I first heard of Wick Ahrens after my siblings and I bought a shop in Duck North Carolina with its inventory, which included several of Wicks plaques. I remember immediately being drawn to them, their style and finish. We soon realized it was Wick’s ‘Whales in Vermont’ sign we passed as kids on our frequent snowboard trips to Ludlow VT. We developed a phone relationship as we continued to sell his whales, but never met in person. After 3 years I left North Carolina for New Jersey, to mentor under my father Lance, himself a bird carver for nearly 40 years. After 5 years of apprenticeship with my Dad, I moved on to familiar Vermont to set up my own shop, and continue my family’s woodcarving tradition. I was a mere 15 minutes from Wicks gallery in Weston. Learning I was a woodcarver, people would always ask if I knew Wick, the whale carver in Weston. I would explain our small connection, but never stopped to meet him, until the day I did. We talked as if we had known each other forever. We talked shop, tools, wood, paints, galleries, nature, politics, human nature and dogs Wick’s work and space inspired me. Wick inspired me. Wick shared with me how it was he had come to carve whales.
In 2012, Wicks health began to suffer beyond the point he could comfortably keep up with his orders. He asked “the only person he could think of” to help him in his shop and fill his orders, me. Having been carving birds for 13 years, Wick appreciated my knowledge of wood and tools and my readiness to step up and help. I started carving with him 2- 3 days a week. Wick became my “northern Dad” and I became “the daughter he never had.” We worked together for 2 years, and he absolutely changed my life. I feel so blessed to have been able to spend shop time with him and learn from a master.

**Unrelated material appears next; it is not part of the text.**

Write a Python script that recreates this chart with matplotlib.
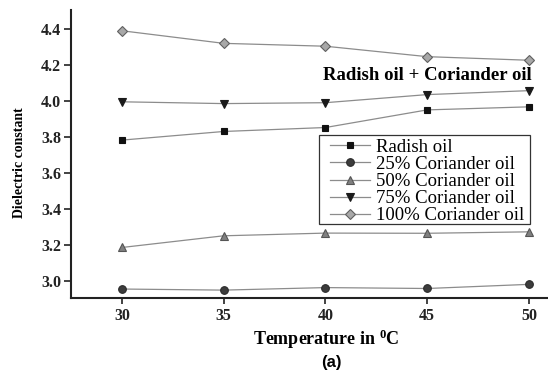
import matplotlib
matplotlib.use("Agg")
import matplotlib.pyplot as plt
from matplotlib.patches import Rectangle

temps = [30, 35, 40, 45, 50]
radish = [3.782, 3.830, 3.852, 3.950, 3.967]
cor25 = [2.954, 2.948, 2.962, 2.957, 2.980]
cor50 = [3.185, 3.250, 3.265, 3.264, 3.272]
cor75 = [3.995, 3.985, 3.990, 4.035, 4.057]
cor100 = [4.390, 4.320, 4.304, 4.246, 4.226]
labels = ["Radish oil", "25% Coriander oil", "50% Coriander oil",
          "75% Coriander oil", "100% Coriander oil"]
yticks = [3.0, 3.2, 3.4, 3.6, 3.8, 4.0, 4.2, 4.4]

serif = ["Liberation Serif", "DejaVu Serif"]
plt.rcParams["mathtext.fontset"] = "custom"
plt.rcParams["mathtext.rm"] = "Liberation Serif"
plt.rcParams["mathtext.bf"] = "Liberation Serif:bold"

fig = plt.figure(figsize=(5.48, 3.73), dpi=100)
ax = fig.add_axes([0.1296, 0.201, 0.869, 0.772])

line_c = "#8c8c8c"
styles = [
    dict(marker="s", ms=5, mfc="#111111", mec="#111111"),
    dict(marker="o", ms=5.5, mfc="#3c3c3c", mec="#2a2a2a"),
    dict(marker="^", ms=6, mfc="#808080", mec="#555555"),
    dict(marker="v", ms=6, mfc="#1a1a1a", mec="#1a1a1a"),
    dict(marker="D", ms=4.8, mfc="#a8a8a8", mec="#606060"),
]
for series, lab, st in zip([radish, cor25, cor50, cor75, cor100], labels, styles):
    ax.plot(temps, series, color=line_c, lw=0.9, label=lab, mew=0.8, **st)

ax.set_xlim(27.5, 50.9)
ax.set_ylim(2.904, 4.505)
ax.set_xticks(temps)
ax.set_yticks(yticks)
ax.set_yticklabels([f"{v:.1f}" for v in yticks])
for s in ["top", "right"]:
    ax.spines[s].set_visible(False)
for s in ["left", "bottom"]:
    ax.spines[s].set_linewidth(1.5)
    ax.spines[s].set_color("#222222")
ax.tick_params(axis="y", direction="out", length=5, width=1.2, pad=2, colors="#222222")
ax.tick_params(axis="x", direction="out", length=4, width=1.2, pad=3, colors="#222222")
for t in ax.get_xticklabels() + ax.get_yticklabels():
    t.set_fontfamily(serif)
    t.set_fontweight("bold")
    t.set_fontsize(11.5)
    t.set_color("#222222")

ax.set_ylabel("Dielectric constant", fontfamily=serif, fontweight="bold",
              fontsize=10)
ax.yaxis.set_label_coords(-0.094, 0.47)
ax.set_xlabel(r"Temperature in $\mathbf{^{0}}$C", fontfamily=serif, fontweight="bold",
              fontsize=13)
ax.xaxis.set_label_coords((326 - 71) / 476, -0.104)

ax.text(0.968, 0.774, "Radish oil + Coriander oil", transform=ax.transAxes,
        ha="right", va="center", fontfamily=serif, fontweight="bold", fontsize=13.5)

# legend frame (drawn separately to get wide side padding)
ax.add_patch(Rectangle((0.521, 0.257), 0.443, 0.309, transform=ax.transAxes,
                       facecolor="white", edgecolor="#333333", lw=0.9, zorder=4))
leg = ax.legend(loc="upper left", bbox_to_anchor=(0.544, 0.553), frameon=False,
                prop={"family": serif, "size": 13.5}, handlelength=2.13,
                handletextpad=0.32, labelspacing=0.0, borderpad=0.0,
                borderaxespad=0)
leg.set_zorder(5)

fig.text(0.604, 0.027, "(a)", fontfamily=["Liberation Sans", "DejaVu Sans"],
         fontweight="bold", fontsize=12, ha="center", va="center")

fig.savefig("out.png", dpi=100)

In 2014, when Wick’s health forced him to retire to the Gill Home in Ludlow VT he asked me if I would be interested in taking over his business and continue carving whales. It didn’t take me long to answer. I was honored. I adopted his dog, bought his business, and continue in his tradition. I work on the bench Clark passed on to Wick and it inspires me to grow without forgetting where I came from. I am humbled to be a part of such a rich carving history. Sadly, Wick left us on March 11, 2016. There is a piece of him in everything I make, and I treasure every second I spent with him. We love you Wickie!